Evaluating Your Mad Gamer Skills

Pictured above is the professional gamer Johnathan "Fatal1ty" Wendel, widely considered to be the unofficial ambassador for the sport of PC gaming -- though where he stands in the realm of console gaming is fit for speculation...

If you were online in the early period of the commercial Internet when the web was still new and seeing a URL pop up in a TV commercial gave you a heady feeling of being in-the-know as goosebumps formed on your arms and that shiver that your best friend in grade school (Meagan) said was someone walking in your grave... Then you remember a web that was largely one-dimensional and very much like a substitute for magazines in the nature of the content that it contained.

Things started to change when individuals saw potential in it that nobody else saw. In spite of the fact that Jennifer Ringley (of JenniCam fame) ended up going out in a blaze of shameful glory, having stolen the boyfriend of her best friend and then announced that fact to her by having sex with him on camera, on her site, for the world -- and her presumably ex-best friend -- to see... Ringley did something monumental to the web. She changed the way that the average person viewed it. More important than that, she changed the way we thought about it, ushering in an era in which it became increasingly more and more interactive.

The sky is literally the limit as people go to school online, go to work online, learn a new language, how to cook, how to fix their plumbing, rewire their toaster, and even fix their relationships -- online.

In addition to altering our lifestyles, adding variety to what traditionally defines social roles, and contributing to the creation of an entirely new frontier for videogames and gaming, the Internet has radically changed the way that we traditionally game in console -- let's put int another way: do you remember when you played games on your PS2 and it was fun? It did not have a net connection, it barely had a modem, and the idea of trying to coordinate play time with someone who was not physically present in the same room with you? Crazy man!

Today the world of video games is equal parts your room and the rest of the world -- it is not uncommon for you to slot a game and a few minutes later be playing a shooter with teammates who are in five different countries including a timezone that makes you sitting squarely in today while they occupy space in tomorrow.

Being thought good at gaming -- having a solid rep as a skilled gamer -- used to be a lot easier to define since all you had to do was show off your high scores. Today though, evaluating your own prowess as a gamer, let alone that of someone you do not know and have never met (in real life) who is little more than the flesh-and-blood puppet on the other side of their pseudonym? Most gamers think it is almost impossible!

Sure they may be great at COD4 or Black Ops, but when you get an email from them moaning that they keep getting killed on the overpass in New Vegas by the same blankety-blank sniper -- you realize that they are talking about being owned by an NPC -- yes, it can blow your mind.
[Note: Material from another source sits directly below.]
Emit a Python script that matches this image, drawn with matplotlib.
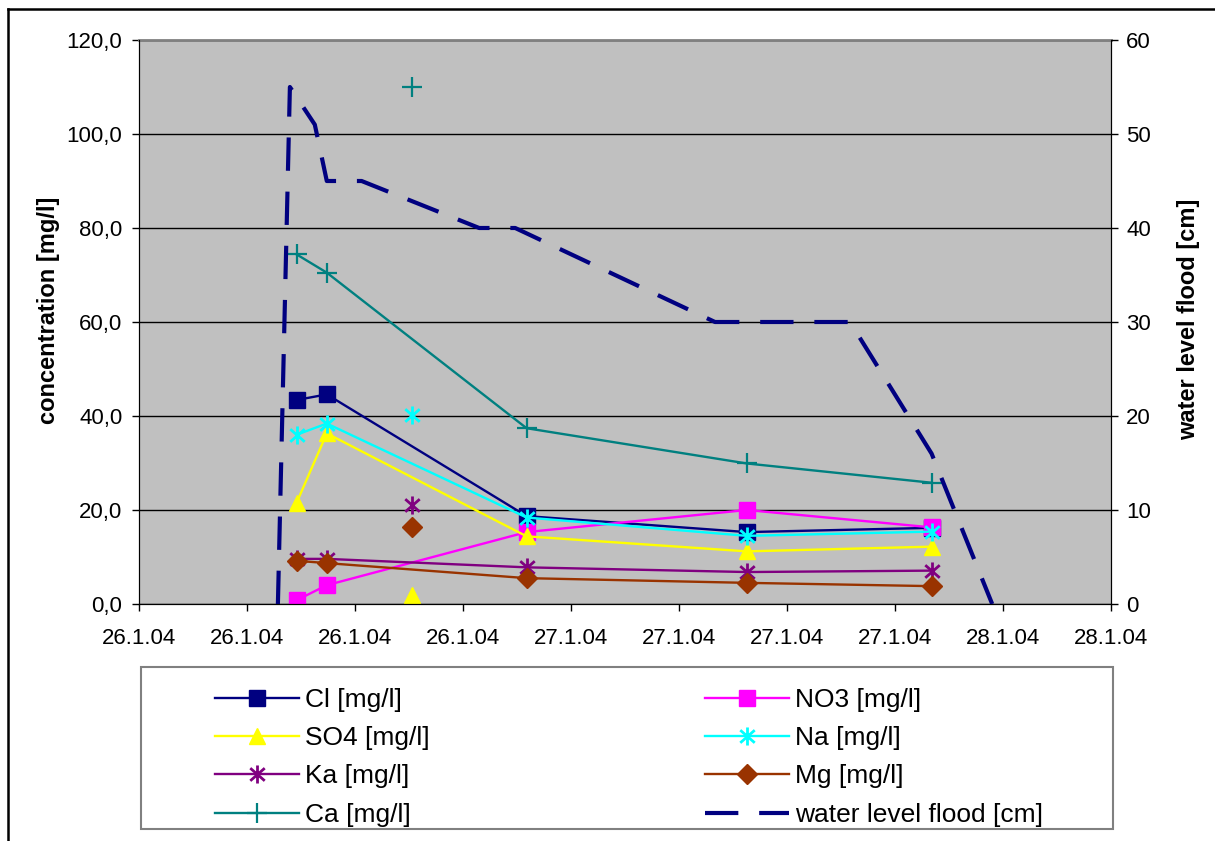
import matplotlib
matplotlib.use("Agg")
import matplotlib.pyplot as plt
import matplotlib.dates as mdates
from matplotlib.ticker import FuncFormatter, MultipleLocator
from matplotlib.path import Path
from matplotlib.lines import Line2D
from matplotlib.patches import Rectangle
from datetime import datetime

plt.rcParams['font.family'] = ['Liberation Sans', 'DejaVu Sans']

# sampling times of the flood series
sample_times = [datetime(2004, 1, 26, 8, 45), datetime(2004, 1, 26, 10, 26),
                datetime(2004, 1, 26, 21, 32), datetime(2004, 1, 27, 9, 46),
                datetime(2004, 1, 27, 20, 2)]

cl = [43.4, 44.6, 18.7, 15.3, 16.2]
no3 = [0.8, 4.0, 15.3, 20.0, 16.3]
so4 = [21.5, 36.3, 14.4, 11.2, 12.2]
na = [36.0, 38.4, 18.4, 14.5, 15.4]
ka = [9.6, 9.6, 7.8, 6.8, 7.1]
mg = [9.2, 8.7, 5.5, 4.5, 3.8]
ca = [74.4, 70.5, 37.4, 29.9, 25.8]

# single extra sample taken in the afternoon of 26.1.
extra_time = datetime(2004, 1, 26, 15, 9)
extra_ca = 110.0
extra_na = 40.3
extra_ka = 21.0
extra_mg = 16.4
extra_so4 = 2.0

# water level readings
level_times = [datetime(2004, 1, 26, 7, 43), datetime(2004, 1, 26, 8, 23),
               datetime(2004, 1, 26, 9, 46), datetime(2004, 1, 26, 10, 26),
               datetime(2004, 1, 26, 12, 22), datetime(2004, 1, 26, 18, 54),
               datetime(2004, 1, 26, 20, 54), datetime(2004, 1, 27, 8, 0),
               datetime(2004, 1, 27, 15, 30), datetime(2004, 1, 27, 20, 2),
               datetime(2004, 1, 27, 23, 24)]
level = [0, 55, 51, 45, 45, 40, 40, 30, 30, 16, 0]

# Excel style asterisk: vertical bar plus an x
asterisk = Path([(0, -1), (0, 1), (-0.8, -0.7), (0.8, 0.7), (-0.8, 0.7), (0.8, -0.7)],
                [Path.MOVETO, Path.LINETO, Path.MOVETO, Path.LINETO, Path.MOVETO, Path.LINETO])

W, H = 1215, 841
fig = plt.figure(figsize=(W / 100, H / 100), dpi=100)
ax = fig.add_axes([139 / W, 1 - 604 / H, 972 / W, 564 / H])
ax.set_facecolor('#C0C0C0')

lw = 1.7
h_cl, = ax.plot(sample_times, cl, color='#000080', lw=lw, marker='s', ms=11, label='Cl [mg/l]')
h_no3, = ax.plot(sample_times, no3, color='#FF00FF', lw=lw, marker='s', ms=11, label='NO3 [mg/l]')
h_so4, = ax.plot(sample_times, so4, color='#FFFF00', lw=lw, marker='^', ms=12, label='SO4 [mg/l]')
h_na, = ax.plot(sample_times, na, color='#00FFFF', lw=lw, marker=asterisk, ms=13, mew=2, label='Na [mg/l]')
h_ka, = ax.plot(sample_times, ka, color='#800080', lw=lw, marker=asterisk, ms=13, mew=2, label='Ka [mg/l]')
h_mg, = ax.plot(sample_times, mg, color='#993300', lw=lw, marker='D', ms=10, label='Mg [mg/l]')
h_ca, = ax.plot(sample_times, ca, color='#008080', lw=lw, marker='+', ms=14, mew=1.6, label='Ca [mg/l]')

ax.plot([extra_time], [extra_ca], ls='none', color='#008080', marker='+', ms=14, mew=1.6)
ax.plot([extra_time], [extra_na], ls='none', color='#00FFFF', marker=asterisk, ms=13, mew=2)
ax.plot([extra_time], [extra_ka], ls='none', color='#800080', marker=asterisk, ms=13, mew=2)
ax.plot([extra_time], [extra_mg], ls='none', color='#993300', marker='D', ms=10)
ax.plot([extra_time], [extra_so4], ls='none', color='#FFFF00', marker='^', ms=12)

ax.set_ylim(0, 120)
ax.yaxis.set_major_locator(MultipleLocator(20))
ax.yaxis.set_major_formatter(FuncFormatter(lambda v, p: f"{v:.1f}".replace('.', ',')))
ax.yaxis.grid(True, color='black', lw=1)
ax.set_axisbelow(True)

ax.set_xlim(datetime(2004, 1, 26), datetime(2004, 1, 28, 6))
ax.xaxis.set_major_locator(mdates.HourLocator(byhour=[0, 6, 12, 18]))


def day_label(v, p):
    d = mdates.num2date(v)
    return f"{d.day}.{d.month}.{d:%y}"


ax.xaxis.set_major_formatter(FuncFormatter(day_label))
ax.tick_params(axis='both', direction='out', length=5, width=1, labelsize=16, colors='black')
ax.tick_params(axis='x', pad=12)
ax.tick_params(axis='y', pad=7)
ax.set_ylabel('concentration [mg/l]', fontsize=17, fontweight='bold')
ax.yaxis.set_label_coords(-0.081, 0.52)

for s in ['left', 'bottom']:
    ax.spines[s].set_color('black')
ax.spines['top'].set_color('#808080')
ax.spines['top'].set_linewidth(2)

ax2 = ax.twinx()
h_lvl, = ax2.plot(level_times, level, color='#000080', lw=3, dashes=(8, 5),
                  label='water level flood [cm]')
ax2.set_ylim(0, 60)
ax2.yaxis.set_major_locator(MultipleLocator(10))
ax2.tick_params(axis='y', direction='out', length=5, width=1, labelsize=16, pad=6)
ax2.set_ylabel('water level flood [cm]', fontsize=17, fontweight='bold')
ax2.yaxis.set_label_coords(1.068, 0.505)
ax2.spines['top'].set_visible(False)

# legend: two columns inside a gray box under the plot
legend_style = dict(loc='upper left', frameon=False, borderpad=0, borderaxespad=0,
                    handlelength=3.2, handletextpad=0.2, labelspacing=0.54, fontsize=19)
fig.legend(handles=[h_cl, h_so4, h_ka, h_ca], bbox_to_anchor=(215 / W, 1 - 688 / H), **legend_style)
fig.legend(handles=[h_no3, h_na, h_mg, h_lvl], bbox_to_anchor=(705 / W, 1 - 688 / H), **legend_style)
fig.add_artist(Rectangle((141 / W, 1 - 829 / H), 972 / W, 162 / H, transform=fig.transFigure,
                         fill=False, edgecolor='#808080', lw=1.5))

# outer chart frame
fig.add_artist(Line2D([8 / W, 8 / W], [0, 1 - 9 / H], transform=fig.transFigure, color='black', lw=1.8))
fig.add_artist(Line2D([8 / W, 1], [1 - 9 / H, 1 - 9 / H], transform=fig.transFigure, color='black', lw=1.8))

fig.savefig('out.png', dpi=100)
So how do you determine your true skill as a gamer and that of others? While there is no perfect system yet, there are some pretty accurate measurements available -- some more accurate than others -- and as you develop as a gamer there is a natural path that you will tend to take in forming the methods that you use for evaluating your own skill and that of your mates -- and the strangers you game with online.

Gamer Score and Achievements
For most gamers the natural starting point in assessing skill is examining first the Gamer Score, and then the actual Achievements that appear as part of the data attached to each gamers Gamer Tag -- that being their online identity.

In fact the practice of using these two values for evaluating relative gaming skill is so popular that a large number of sites and individuals have created "Gamer Cards" that display this (and other information) that gamers can use as part of their signature on chat boards and on websites in order to communicate that information, basically broadcasting an assessment of their gamer skills even when they do not meant to do so.